Welfare

Zamagni: «Sì alla flessibilità, ma non solo in uscita»

«La vera sfida è la flessibilità in entrata», dice l'economista

di Redazione

«Se vogliamo parlare in termini di slogan allora bisogna dire: no al posto fisso, si al lavoro fisso. Questo è il vero slogan che Monti avrebbe dovuto dire». È il punto di vista di Stefano Zamagni, in un’intervista rilasciata a Tiscali Notizie

Monti ha dichiarato che i giovani devono dimenticare il posto di lavoro fisso. Cosa pensa di questa dichiarazione? «Il passaggio dalla società industriale a quella post industriale» spiega Zamagni, «tra le tante cose comporta che il posto fisso di lavoro non può più essere garantito, non perché lo dice Monti ma perché lo dicono i fatti. La società post industriale ha generato un disallineamento tra cicli lavorativi e cicli tecnologici. Fino a 20, 30 anni fa il ciclo tecnologico coincideva con quello lavorativo che all’incirca era di 40 anni. Questo implicava che un lavoratore per 40 anni poteva fare sempre la stessa mansione. Oggi non è più così. Sull’arco dei 40 anni si deve pensare in media a tre cicli tecnologici ovvero a tre mansioni diverse. Questo però non vuol dire precarietà».

Il governo intende rilanciare il mercato del lavoro aumentando la flessibilità in uscita. E’ questa la giusta strada da percorrere? «Per i motivi detti prima è evidente che oggi nel mondo del lavoro c’è bisogno di maggiore flessibilità rispetto al passato ma questa deve essere in entrata e non in uscita. In Italia si sta sbagliando tutto perché la flessibilità viene interpretata solamente come facilità di licenziamento. Questa condizione potrà esserci solamente dopo che si è affrontato e risolto il nodo della flessibilità in entrata. Un lavoratore non si sente minacciato dalla perdita di un lavoro solamente se sa che può trovarne velocemente un altro».

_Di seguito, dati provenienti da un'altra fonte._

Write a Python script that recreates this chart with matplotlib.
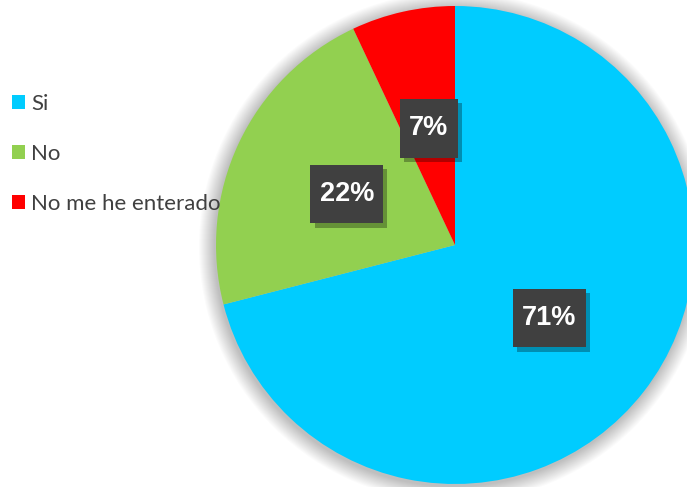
import matplotlib.pyplot as plt
import matplotlib.patheffects as pe
from matplotlib.patches import Circle
from matplotlib.path import Path

# === данные ===
categories = ["Si", "No", "No me he enterado"]
values = [71, 22, 7]
colors = ["#00CCFF", "#92D050", "#FF0000"]

fig = plt.figure(figsize=(6.87, 4.87), dpi=100)
ax = fig.add_axes([0, 0, 1, 1])
ax.axis("off")

cx, cy, r = 455, 242, 239

# мягкая тень вокруг круга
for i in range(16, 0, -1):
    ax.add_patch(Circle((cx - 1, cy - 2), r + i, color="#000000",
                        alpha=0.014, lw=0, zorder=0))

wedges, _, autotexts = ax.pie(
    values, colors=colors, startangle=90, counterclock=False,
    center=(cx, cy), radius=r, autopct="%1.0f%%", pctdistance=0.5,
    wedgeprops=dict(linewidth=0),
    textprops=dict(color="white", fontsize=19.5, fontweight="bold",
                   family="Liberation Sans"))
ax.set_xlim(0, 687)
ax.set_ylim(0, 487)


# прямоугольник подписи: по горизонтали уже, по вертикали выше
def label_box(x0, y0, width, height, mutation_size):
    px, py = 0.34 * mutation_size, 0.6 * mutation_size
    x0, y0 = x0 - px, y0 - py
    x1, y1 = x0 + width + 2 * px, y0 + height + 2 * py
    return Path([(x0, y0), (x1, y0), (x1, y1), (x0, y1), (x0, y0)],
                closed=True)


for t in autotexts:
    t.set_zorder(5)
    t.set_bbox(dict(boxstyle=label_box, facecolor="#404040",
                    edgecolor="none"))
    t.get_bbox_patch().set_path_effects([
        pe.SimplePatchShadow(offset=(3, -3), shadow_rgbFace="black",
                             alpha=0.3),
        pe.Normal()])

leg = ax.legend(wedges, categories, loc="upper left",
                bbox_to_anchor=(-8 / 687, 1 - 74 / 487),
                frameon=False, handlelength=0.6, handleheight=0.6,
                handletextpad=0.25, labelspacing=1.35,
                prop=dict(family="Lato", size=16))
for txt in leg.get_texts():
    txt.set_color("#404040")

fig.savefig("out.png", dpi=100)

Per aumentare la flessibilità in ingresso rimane però il nodo della creazione di nuovi posti di lavoro. Come risolvere questo problema? «Agendo su tre aspetti distinti. Primo: pluralizzare le forme di impresa. Il settore capitalistico dell’economia, cioè le imprese for profit, non possono dare occupazione a più dell’80% della forza lavoro. Chi afferma il contrario è un mentitore. Pluralizzare il mercato del lavoro vuole dire affiancare alle imprese di tipo capitalistico imprese di altro tipo, come le cooperative e le imprese sociali, che all’estero stanno avendo molto successo e che noi in Italia invece stiamo bloccando. Dobbiamo perciò allargare la platea delle imprese che un lavoratore ha a disposizione. Secondo: bisogna cambiare il sistema educativo scolastico e universitario per renderlo adeguato al dialogo con il mondo del lavoro. L’Italia soffre di una separazione tra scuola e lavoro. Negli ultimi anni si è cercato di fare qualcosa con gli stages, ma non basta. Bisogna far capire ai giovani che lavorare non è una vergogna e non è una alternativa allo studio perché anche lo studio è lavoro e anche il lavoro deve diventare studio. Bisogna perciò cambiare i programmi e i metodi di insegnamento che sono di tipo elitario. Terzo: bisogna realizzare il modello di sussidiarietà circolare, cioè un modello di rapporto strategico e organico e non estemporaneo tra enti pubblici, mondo delle imprese e mondo del terzo settore. La realizzazione di queste tre condizioni può garantire la flessibilità in ingresso e di conseguenza rendere naturale, ovvero accettata dai lavoratori, quella in uscita».